>>>>>

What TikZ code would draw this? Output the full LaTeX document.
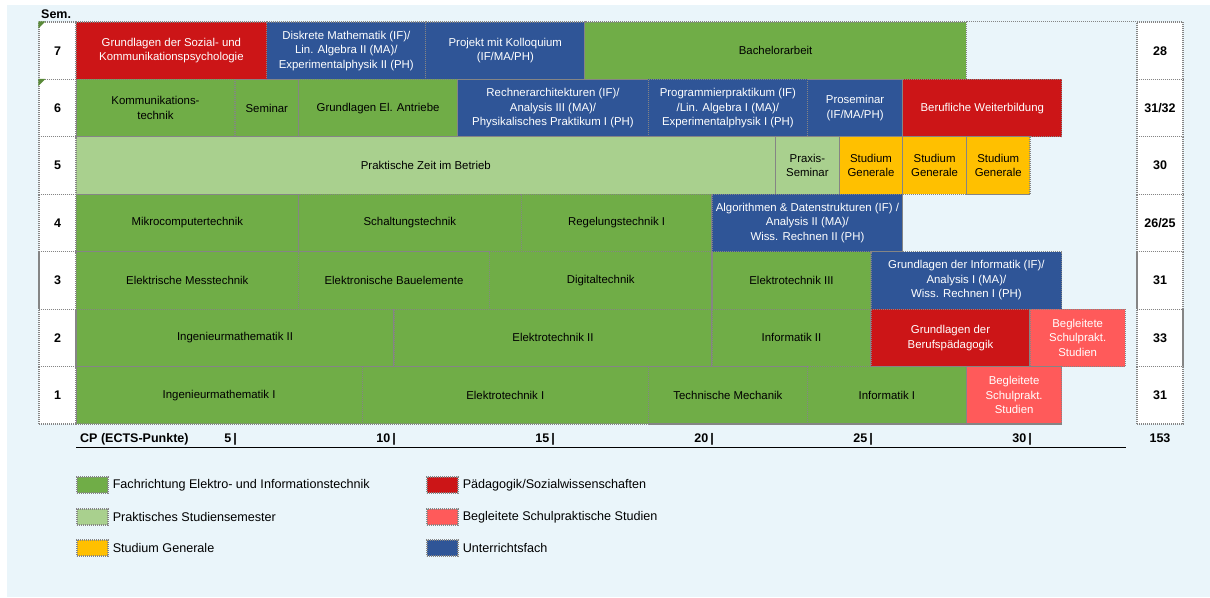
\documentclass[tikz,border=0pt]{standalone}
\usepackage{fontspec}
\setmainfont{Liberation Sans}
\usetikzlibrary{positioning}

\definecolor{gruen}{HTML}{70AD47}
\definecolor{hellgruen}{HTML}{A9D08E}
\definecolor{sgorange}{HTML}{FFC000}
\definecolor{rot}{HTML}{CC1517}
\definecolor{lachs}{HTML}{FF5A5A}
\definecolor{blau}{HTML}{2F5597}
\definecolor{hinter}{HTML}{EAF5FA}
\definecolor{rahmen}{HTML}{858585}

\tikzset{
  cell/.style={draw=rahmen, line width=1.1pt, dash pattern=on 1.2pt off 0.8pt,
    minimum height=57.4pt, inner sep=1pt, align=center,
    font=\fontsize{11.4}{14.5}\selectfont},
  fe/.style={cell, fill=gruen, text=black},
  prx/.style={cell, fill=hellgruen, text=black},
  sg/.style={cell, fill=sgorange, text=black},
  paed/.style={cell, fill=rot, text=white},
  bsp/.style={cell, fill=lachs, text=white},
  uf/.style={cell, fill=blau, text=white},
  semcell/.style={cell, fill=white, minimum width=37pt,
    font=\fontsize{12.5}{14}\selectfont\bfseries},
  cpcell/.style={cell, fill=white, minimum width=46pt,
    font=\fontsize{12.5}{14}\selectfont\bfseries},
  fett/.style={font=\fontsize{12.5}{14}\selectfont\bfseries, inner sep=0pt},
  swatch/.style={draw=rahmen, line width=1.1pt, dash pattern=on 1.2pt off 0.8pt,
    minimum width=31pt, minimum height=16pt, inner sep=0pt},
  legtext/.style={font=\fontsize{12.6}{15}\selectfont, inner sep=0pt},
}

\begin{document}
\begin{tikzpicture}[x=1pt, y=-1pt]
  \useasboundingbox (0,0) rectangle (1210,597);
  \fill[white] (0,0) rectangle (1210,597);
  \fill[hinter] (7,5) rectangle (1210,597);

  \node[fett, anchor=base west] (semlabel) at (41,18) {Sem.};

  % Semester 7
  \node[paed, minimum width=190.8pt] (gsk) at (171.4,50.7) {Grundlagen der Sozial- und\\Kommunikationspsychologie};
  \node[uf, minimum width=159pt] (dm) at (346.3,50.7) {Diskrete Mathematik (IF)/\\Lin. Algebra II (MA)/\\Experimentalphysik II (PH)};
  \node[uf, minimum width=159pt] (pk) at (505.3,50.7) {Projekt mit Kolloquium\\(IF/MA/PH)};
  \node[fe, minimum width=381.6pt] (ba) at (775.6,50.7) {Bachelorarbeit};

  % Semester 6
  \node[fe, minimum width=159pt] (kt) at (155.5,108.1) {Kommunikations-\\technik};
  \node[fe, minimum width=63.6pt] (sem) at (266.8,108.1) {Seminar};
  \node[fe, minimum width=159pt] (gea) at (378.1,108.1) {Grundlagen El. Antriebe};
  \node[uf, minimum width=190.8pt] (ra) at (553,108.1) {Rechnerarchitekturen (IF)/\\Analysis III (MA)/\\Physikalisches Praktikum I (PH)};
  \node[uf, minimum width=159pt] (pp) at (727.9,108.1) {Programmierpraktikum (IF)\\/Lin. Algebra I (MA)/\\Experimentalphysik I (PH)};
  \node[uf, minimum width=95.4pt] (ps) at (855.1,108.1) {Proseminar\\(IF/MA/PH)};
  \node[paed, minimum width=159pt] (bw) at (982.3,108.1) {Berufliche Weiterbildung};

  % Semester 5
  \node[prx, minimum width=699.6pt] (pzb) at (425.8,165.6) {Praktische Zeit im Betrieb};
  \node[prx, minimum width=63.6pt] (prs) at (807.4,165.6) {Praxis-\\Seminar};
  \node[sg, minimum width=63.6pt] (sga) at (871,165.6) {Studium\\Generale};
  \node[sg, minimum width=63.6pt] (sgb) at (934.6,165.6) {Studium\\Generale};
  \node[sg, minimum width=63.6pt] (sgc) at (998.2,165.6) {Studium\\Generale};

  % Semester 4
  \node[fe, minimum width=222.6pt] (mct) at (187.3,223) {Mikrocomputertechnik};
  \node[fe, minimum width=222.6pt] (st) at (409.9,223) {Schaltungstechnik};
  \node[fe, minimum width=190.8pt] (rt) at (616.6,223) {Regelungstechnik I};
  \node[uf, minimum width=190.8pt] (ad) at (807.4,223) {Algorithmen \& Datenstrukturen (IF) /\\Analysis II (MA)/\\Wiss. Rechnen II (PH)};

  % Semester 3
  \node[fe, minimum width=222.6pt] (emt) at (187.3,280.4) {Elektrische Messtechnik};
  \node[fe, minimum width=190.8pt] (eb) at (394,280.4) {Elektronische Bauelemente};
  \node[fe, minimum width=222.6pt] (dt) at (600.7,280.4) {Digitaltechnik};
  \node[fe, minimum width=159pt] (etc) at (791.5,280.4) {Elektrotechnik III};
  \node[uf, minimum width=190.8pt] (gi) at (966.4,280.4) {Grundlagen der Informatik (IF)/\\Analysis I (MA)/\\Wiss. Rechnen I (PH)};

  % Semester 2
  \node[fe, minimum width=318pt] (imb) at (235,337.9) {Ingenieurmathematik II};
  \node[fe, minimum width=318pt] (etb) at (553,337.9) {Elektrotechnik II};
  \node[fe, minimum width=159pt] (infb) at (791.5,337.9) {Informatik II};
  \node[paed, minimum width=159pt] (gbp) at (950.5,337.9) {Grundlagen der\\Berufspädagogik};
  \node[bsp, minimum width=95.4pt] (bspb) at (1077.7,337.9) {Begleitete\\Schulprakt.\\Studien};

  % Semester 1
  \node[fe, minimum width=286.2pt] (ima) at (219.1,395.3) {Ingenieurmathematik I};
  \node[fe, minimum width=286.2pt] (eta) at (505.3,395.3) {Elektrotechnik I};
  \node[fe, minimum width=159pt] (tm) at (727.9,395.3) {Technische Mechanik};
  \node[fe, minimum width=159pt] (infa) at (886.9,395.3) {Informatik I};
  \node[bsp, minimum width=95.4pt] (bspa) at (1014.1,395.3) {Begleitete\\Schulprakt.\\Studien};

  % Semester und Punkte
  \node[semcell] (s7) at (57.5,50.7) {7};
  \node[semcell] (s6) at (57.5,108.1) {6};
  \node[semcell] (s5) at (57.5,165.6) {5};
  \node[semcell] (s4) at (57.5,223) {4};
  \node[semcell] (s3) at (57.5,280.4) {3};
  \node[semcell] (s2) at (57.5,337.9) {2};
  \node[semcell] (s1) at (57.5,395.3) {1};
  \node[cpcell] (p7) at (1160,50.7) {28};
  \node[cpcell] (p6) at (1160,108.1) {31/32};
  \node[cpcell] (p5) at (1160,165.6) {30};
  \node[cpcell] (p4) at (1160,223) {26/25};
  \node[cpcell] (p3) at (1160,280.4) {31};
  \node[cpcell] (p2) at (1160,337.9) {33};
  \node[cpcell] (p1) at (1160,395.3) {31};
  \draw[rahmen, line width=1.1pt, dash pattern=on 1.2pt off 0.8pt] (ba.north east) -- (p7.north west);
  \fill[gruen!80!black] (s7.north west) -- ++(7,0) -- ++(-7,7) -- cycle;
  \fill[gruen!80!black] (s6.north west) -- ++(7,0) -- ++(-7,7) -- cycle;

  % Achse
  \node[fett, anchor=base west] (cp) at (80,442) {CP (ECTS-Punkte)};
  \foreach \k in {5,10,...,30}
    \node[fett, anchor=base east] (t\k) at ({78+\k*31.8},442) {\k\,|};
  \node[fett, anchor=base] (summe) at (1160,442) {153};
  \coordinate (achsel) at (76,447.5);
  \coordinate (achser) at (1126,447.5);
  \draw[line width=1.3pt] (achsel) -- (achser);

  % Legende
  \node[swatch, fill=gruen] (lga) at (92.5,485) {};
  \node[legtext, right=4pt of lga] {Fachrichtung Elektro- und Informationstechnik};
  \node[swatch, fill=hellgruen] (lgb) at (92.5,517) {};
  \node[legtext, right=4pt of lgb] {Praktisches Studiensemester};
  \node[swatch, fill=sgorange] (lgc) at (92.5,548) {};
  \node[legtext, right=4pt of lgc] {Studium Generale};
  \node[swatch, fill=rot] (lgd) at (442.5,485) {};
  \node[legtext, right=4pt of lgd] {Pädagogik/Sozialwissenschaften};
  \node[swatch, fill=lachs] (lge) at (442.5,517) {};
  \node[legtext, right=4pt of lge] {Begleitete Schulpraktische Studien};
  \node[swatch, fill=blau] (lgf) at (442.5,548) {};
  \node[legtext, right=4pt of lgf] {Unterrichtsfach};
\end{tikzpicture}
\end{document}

<<<<<

_TASK DESCRIPTION_
Without the pictures, return the listing above from its first line through the line that has "anchor=base west] (semlabel)".

_REPLY TO THE EXERCISE_
What TikZ code would draw this? Output the full LaTeX document.
\documentclass[tikz,border=0pt]{standalone}
\usepackage{fontspec}
\setmainfont{Liberation Sans}
\usetikzlibrary{positioning}

\definecolor{gruen}{HTML}{70AD47}
\definecolor{hellgruen}{HTML}{A9D08E}
\definecolor{sgorange}{HTML}{FFC000}
\definecolor{rot}{HTML}{CC1517}
\definecolor{lachs}{HTML}{FF5A5A}
\definecolor{blau}{HTML}{2F5597}
\definecolor{hinter}{HTML}{EAF5FA}
\definecolor{rahmen}{HTML}{858585}

\tikzset{
  cell/.style={draw=rahmen, line width=1.1pt, dash pattern=on 1.2pt off 0.8pt,
    minimum height=57.4pt, inner sep=1pt, align=center,
    font=\fontsize{11.4}{14.5}\selectfont},
  fe/.style={cell, fill=gruen, text=black},
  prx/.style={cell, fill=hellgruen, text=black},
  sg/.style={cell, fill=sgorange, text=black},
  paed/.style={cell, fill=rot, text=white},
  bsp/.style={cell, fill=lachs, text=white},
  uf/.style={cell, fill=blau, text=white},
  semcell/.style={cell, fill=white, minimum width=37pt,
    font=\fontsize{12.5}{14}\selectfont\bfseries},
  cpcell/.style={cell, fill=white, minimum width=46pt,
    font=\fontsize{12.5}{14}\selectfont\bfseries},
  fett/.style={font=\fontsize{12.5}{14}\selectfont\bfseries, inner sep=0pt},
  swatch/.style={draw=rahmen, line width=1.1pt, dash pattern=on 1.2pt off 0.8pt,
    minimum width=31pt, minimum height=16pt, inner sep=0pt},
  legtext/.style={font=\fontsize{12.6}{15}\selectfont, inner sep=0pt},
}

\begin{document}
\begin{tikzpicture}[x=1pt, y=-1pt]
  \useasboundingbox (0,0) rectangle (1210,597);
  \fill[white] (0,0) rectangle (1210,597);
  \fill[hinter] (7,5) rectangle (1210,597);

  \node[fett, anchor=base west] (semlabel) at (41,18) {Sem.};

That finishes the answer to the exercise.